Le lecteur arrive au chapitre neuf, totalement sous le charme de cette réflexion déambulatoire, un flux de pensées entre ressentis et réflexions, constats et émotions, une expression très personnelle d’une rare honnêteté, transcrivant une façon de voir le monde, à la fois par la manière de le représenter en images porteuses de la sensibilité de l’artiste, à la fois par ce que ses pensées disent de sa manière d’appréhender sa relation amoureuse, ainsi que sa capacité d’empathie à percevoir le ressenti de privation de liberté des détenus. L’avant-dernier chapitre prend le lecteur au dépourvu, en relatant un accident domestique horrible, générant une culpabilité quasi insurmontable chez l’auteur. Le caractère tout relatif de la liberté apparaît alors mis à nu, ainsi que la nature de l’essentiel. Le point de vue de Laurent sur le monde s’en trouve changé, encore moins égocentré, par la prise de conscience de ce qui est essentiel pour lui. En fonction de sa sensibilité, le lecteur peut alors percevoir la construction littéraire de l’ouvrage, bien plus qu’un simple vagabondage de pensées, ou d’une alternance de contraste entre vie personnelle libre et vie carcérale. Pour autant, la narration conserve son goût spontané et franc, honnête et venant du cœur. Ainsi la conclusion présente une force peu commune, entre la critique sur l’hypocrisie des hauts responsables toujours plus médiocres et la profession de foi sur l’essentiel : S’accorder, l’essence même d’être ensemble par volonté.
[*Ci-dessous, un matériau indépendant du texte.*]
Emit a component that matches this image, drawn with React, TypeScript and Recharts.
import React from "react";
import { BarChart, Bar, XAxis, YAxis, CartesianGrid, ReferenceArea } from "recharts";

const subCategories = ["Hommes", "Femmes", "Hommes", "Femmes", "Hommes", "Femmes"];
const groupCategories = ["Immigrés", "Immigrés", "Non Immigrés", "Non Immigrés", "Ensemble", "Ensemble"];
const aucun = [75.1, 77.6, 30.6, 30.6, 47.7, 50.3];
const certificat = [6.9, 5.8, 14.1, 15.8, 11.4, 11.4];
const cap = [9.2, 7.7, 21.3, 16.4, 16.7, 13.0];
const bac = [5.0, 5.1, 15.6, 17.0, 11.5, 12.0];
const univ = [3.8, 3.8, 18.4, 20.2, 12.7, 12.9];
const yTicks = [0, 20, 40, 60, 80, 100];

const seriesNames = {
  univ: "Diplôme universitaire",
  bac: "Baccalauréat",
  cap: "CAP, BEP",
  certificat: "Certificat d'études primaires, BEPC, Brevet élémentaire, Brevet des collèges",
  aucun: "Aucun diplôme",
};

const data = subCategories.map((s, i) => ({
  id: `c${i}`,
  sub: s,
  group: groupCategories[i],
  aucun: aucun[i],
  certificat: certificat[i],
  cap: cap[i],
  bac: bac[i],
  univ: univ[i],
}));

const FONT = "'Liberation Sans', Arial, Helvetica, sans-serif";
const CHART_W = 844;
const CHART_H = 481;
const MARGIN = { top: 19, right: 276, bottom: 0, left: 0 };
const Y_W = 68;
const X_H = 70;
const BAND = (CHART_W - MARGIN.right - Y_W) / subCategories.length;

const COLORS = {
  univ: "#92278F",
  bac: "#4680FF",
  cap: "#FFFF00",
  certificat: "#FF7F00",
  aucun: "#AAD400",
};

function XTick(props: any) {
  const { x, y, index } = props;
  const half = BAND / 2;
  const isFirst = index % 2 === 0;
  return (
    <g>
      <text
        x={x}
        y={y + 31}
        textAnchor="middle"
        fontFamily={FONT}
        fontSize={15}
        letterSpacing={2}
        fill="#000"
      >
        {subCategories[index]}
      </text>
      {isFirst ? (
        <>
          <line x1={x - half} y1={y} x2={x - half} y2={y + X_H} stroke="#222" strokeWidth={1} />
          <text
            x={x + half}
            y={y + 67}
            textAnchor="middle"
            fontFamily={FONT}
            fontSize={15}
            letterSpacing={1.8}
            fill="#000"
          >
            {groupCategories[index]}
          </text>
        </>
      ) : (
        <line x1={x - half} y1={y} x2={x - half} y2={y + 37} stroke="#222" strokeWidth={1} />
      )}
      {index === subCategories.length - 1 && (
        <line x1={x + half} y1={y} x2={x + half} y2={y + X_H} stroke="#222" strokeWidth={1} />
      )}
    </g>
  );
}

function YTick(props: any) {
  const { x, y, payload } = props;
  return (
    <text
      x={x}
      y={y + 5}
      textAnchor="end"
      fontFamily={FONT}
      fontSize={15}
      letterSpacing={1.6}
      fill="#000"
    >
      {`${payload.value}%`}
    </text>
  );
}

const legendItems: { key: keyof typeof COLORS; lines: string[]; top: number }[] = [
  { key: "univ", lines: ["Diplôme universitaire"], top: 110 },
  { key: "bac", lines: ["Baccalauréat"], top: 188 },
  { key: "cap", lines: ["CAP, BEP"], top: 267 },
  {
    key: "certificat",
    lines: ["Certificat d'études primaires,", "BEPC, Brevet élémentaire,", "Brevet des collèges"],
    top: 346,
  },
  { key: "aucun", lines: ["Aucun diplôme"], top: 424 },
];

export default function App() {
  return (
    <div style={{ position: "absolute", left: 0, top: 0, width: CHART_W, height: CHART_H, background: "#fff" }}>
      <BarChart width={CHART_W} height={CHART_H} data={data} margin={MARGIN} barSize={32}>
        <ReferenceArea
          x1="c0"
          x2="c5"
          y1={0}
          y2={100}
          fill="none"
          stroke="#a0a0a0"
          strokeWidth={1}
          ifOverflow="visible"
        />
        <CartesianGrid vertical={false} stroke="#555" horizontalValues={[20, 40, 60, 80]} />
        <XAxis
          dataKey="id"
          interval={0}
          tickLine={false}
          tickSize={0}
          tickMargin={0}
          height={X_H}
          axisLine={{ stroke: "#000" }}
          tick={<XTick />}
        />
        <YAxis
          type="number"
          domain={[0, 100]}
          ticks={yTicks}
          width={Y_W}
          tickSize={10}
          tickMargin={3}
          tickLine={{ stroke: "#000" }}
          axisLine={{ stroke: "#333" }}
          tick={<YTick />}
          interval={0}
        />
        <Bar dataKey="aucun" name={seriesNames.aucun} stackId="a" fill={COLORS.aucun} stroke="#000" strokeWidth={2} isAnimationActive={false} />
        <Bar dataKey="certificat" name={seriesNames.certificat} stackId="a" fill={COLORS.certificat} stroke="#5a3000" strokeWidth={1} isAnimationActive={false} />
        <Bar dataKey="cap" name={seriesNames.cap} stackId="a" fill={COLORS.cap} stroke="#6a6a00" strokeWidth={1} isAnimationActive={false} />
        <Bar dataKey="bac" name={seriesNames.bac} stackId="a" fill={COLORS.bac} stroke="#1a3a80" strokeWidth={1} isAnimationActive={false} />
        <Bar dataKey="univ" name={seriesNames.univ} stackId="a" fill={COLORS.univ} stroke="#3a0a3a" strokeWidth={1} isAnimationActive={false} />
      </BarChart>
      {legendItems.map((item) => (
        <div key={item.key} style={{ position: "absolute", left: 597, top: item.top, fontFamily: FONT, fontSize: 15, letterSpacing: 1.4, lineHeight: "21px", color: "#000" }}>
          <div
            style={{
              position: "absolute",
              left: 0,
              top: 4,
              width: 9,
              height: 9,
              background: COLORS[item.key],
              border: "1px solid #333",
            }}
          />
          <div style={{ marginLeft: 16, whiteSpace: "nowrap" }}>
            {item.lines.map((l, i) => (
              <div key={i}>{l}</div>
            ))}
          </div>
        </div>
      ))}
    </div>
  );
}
Un coup d’œil superficiel donne l’impression d’une bande dessinée d’art et d’essai, avec des dessins à l’allure empruntée et un flux de pensée égocentré. La lecture génère une impression bien différente : une vision personnelle au travers des images, et un ressenti plein d’humanité et de gratitude envers la richesse de sa vie grâce à sa compagne et la conscience de sa liberté par comparaison avec des détenus. Avec cette narration personnelle, Laurent partage des facettes intimes de son expérience de vie, et le cheminement vers ses convictions profondes.